Huvelle also found the plaintiffs alleged no facts to suggest McCormick and the retailers had acted in any way contrary to how they would have independent of each other.

Finally, she said, the plaintiff consumers had simply failed to come up with any possible motive for McCormick and the retailers to collude on price.

"In sum, the complaint fails to plausibly suggest an agreement on prices because there is

an obvious lawful explanation for the observed prices, no allegations of specific communications

that suggest agreement, no allegations that defendants were acting against their independent

economic self-interest, and no alleged motivations for defendants to make an agreement on price," Huvelle wrote.

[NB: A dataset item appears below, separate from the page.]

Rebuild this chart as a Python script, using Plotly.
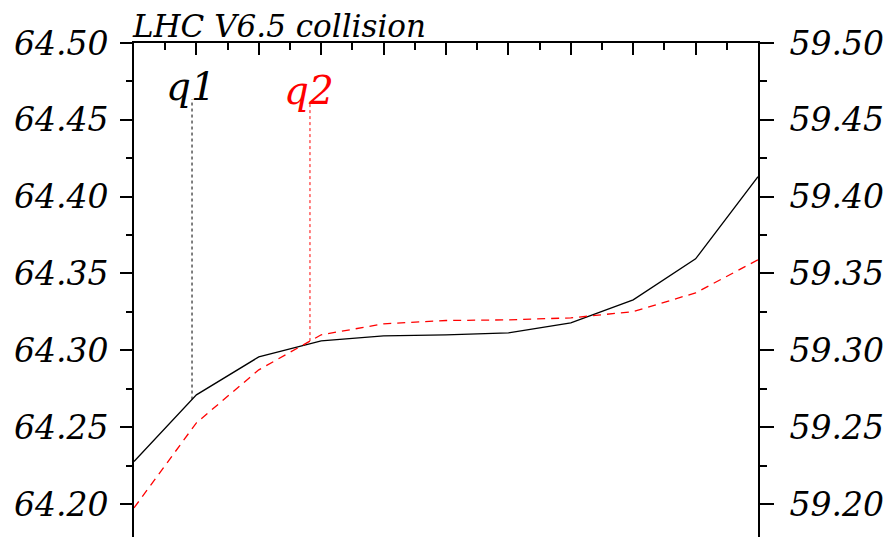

Despite this, the judge concluded that additional fact-finding needs to occur before a decision on the plaintiffs' other claims -- of consumer injury and unjust enrichment of the defendants -- could be made.

McCormick contended that no class could be certified on the injury issue because "the alleged injury depends on individual consumers’ state of mind at the time they purchased the pepper."

But Huvelle said she found McCormick's argument unpersuasive, at least until additional briefs are filed pertaining to case law on the issue in the states in which the lawsuits originated.

Likewise, she said, "It seems likely that plaintiffs’ unjust enrichment claims against McCormick and Wal-Mart will require individualized factual inquiries that bar class treatment."